On May 16, 2018, it was announced that the series had been renewed for a second season moving the genre focus from country to the likes of James Brown and P-Funk. Joining the series creative team are Mark Monroe as a co-executive producer and Nelson George as a consulting producer.

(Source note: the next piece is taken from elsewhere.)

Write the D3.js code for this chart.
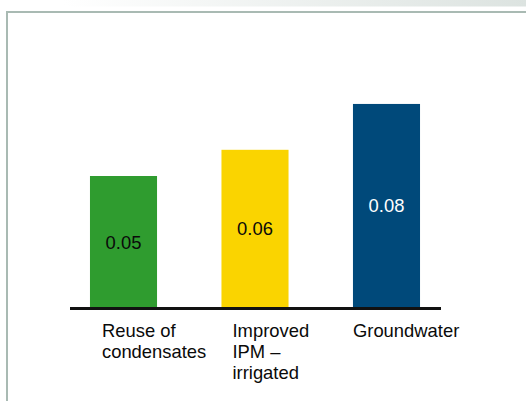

On October 4, 2018, it was reported that the second season would premiere on November 2, 2018.

==Release==
On September 14, 2017, Cinemax released the first official trailer for the series.

==Episodes==
===Series overview===

| Season | Episodes |  | Originally released |  |
| First released | Last released |
| 1 | 8 |  | September 22, 2017 | November 10, 2017 |
| 2 | 8 |  | November 2, 2018 | December 21, 2018 |

===Season 1 (2017)===

| No. overall | No. in season | Title | Directed by | Written by | Original release date | US viewers (millions) |
|---|---|---|---|---|---|---|
| 1 | 1 | "Johnny Paycheck" | Mike Judge | Julien Nitzberg, Jeff Feuerzeig, Richard Mullins, Dub Cornett, & Mike Judge | September 22, 2017 | N/A |
| 2 | 2 | "Jerry Lee Lewis" | Mike Judge | Mark Monroe & Mike Judge | September 29, 2017 | 0.069 |
| 3 | 3 | "George Jones and Tammy Wynette (Part One)" | Mike Judge | Mark Monroe, Jeff Feuerzeig, Julien Nitzberg, & Mike Judge | October 6, 2017 | 0.050 |
| 4 | 4 | "George Jones and Tammy Wynette (Part Two)" | Mike Judge | Mark Monroe, Jeff Feuerzeig, Julien Nitzberg, & Mike Judge | October 13, 2017 | N/A |
| 5 | 5 | "Billy Joe Shaver" | Mike Judge | Mark Monroe & Mike Judge | October 20, 2017 | 0.061 |
| 6 | 6 | "Waylon Jennings (Part One)" | Mike Judge | Mark Monroe & Mike Judge | October 27, 2017 | 0.125 |
| 7 | 7 | "Waylon Jennings (Part Two)" | Mike Judge | Mark Monroe & Mike Judge | November 3, 2017 | 0.105 |
| 8 | 8 | "Blaze Foley" | Mike Judge | Mark Monroe & Mike Judge | November 10, 2017 | 0.045 |

===Season 2 (2018)===

| No. overall | No. in season | Title | Directed by | Written by | Original release date | US viewers (millions) |
|---|---|---|---|---|---|---|
| 9 | 1 | "George Clinton" | Mike Judge | Mark Monroe & Mike Judge | November 2, 2018 | N/A |
| 10 | 2 | "Rick James (Part One)" | Mike Judge | Mark Monroe & Mike Judge | November 9, 2018 | N/A |
| 11 | 3 | "Rick James (Part Two)" | Mike Judge | Mark Monroe & Mike Judge | November 16, 2018 | N/A |
| 12 | 4 | "Bootsy Collins" | Mike Judge | Mark Monroe & Mike Judge | November 23, 2018 | N/A |
| 13 | 5 | "James Brown (Part One)" | Mike Judge | Mark Monroe & Mike Judge | November 30, 2018 | 0.094 |
| 14 | 6 | "James Brown (Part Two)" | Mike Judge | Mark Monroe & Mike Judge | December 7, 2018 | 0.040 |
| 15 | 7 | "Morris Day and The Time" | Mike Judge | Mark Monroe & Mike Judge | December 14, 2018 | 0.055 |
| 16 | 8 | "Betty Davis" | Mike Judge | Mark Monroe & Mike Judge | December 21, 2018 | N/A |

==Reception==
The first season has been met with a positive response from critics. On the review aggregation website Rotten Tomatoes, the series holds a 100% approval rating with an average rating of 8.5 out of 10, based on 8 reviews. Metacritic, which uses a weighted average, assigned the series a score of 83 out of 100 based on 5 critics, indicating "universal acclaim".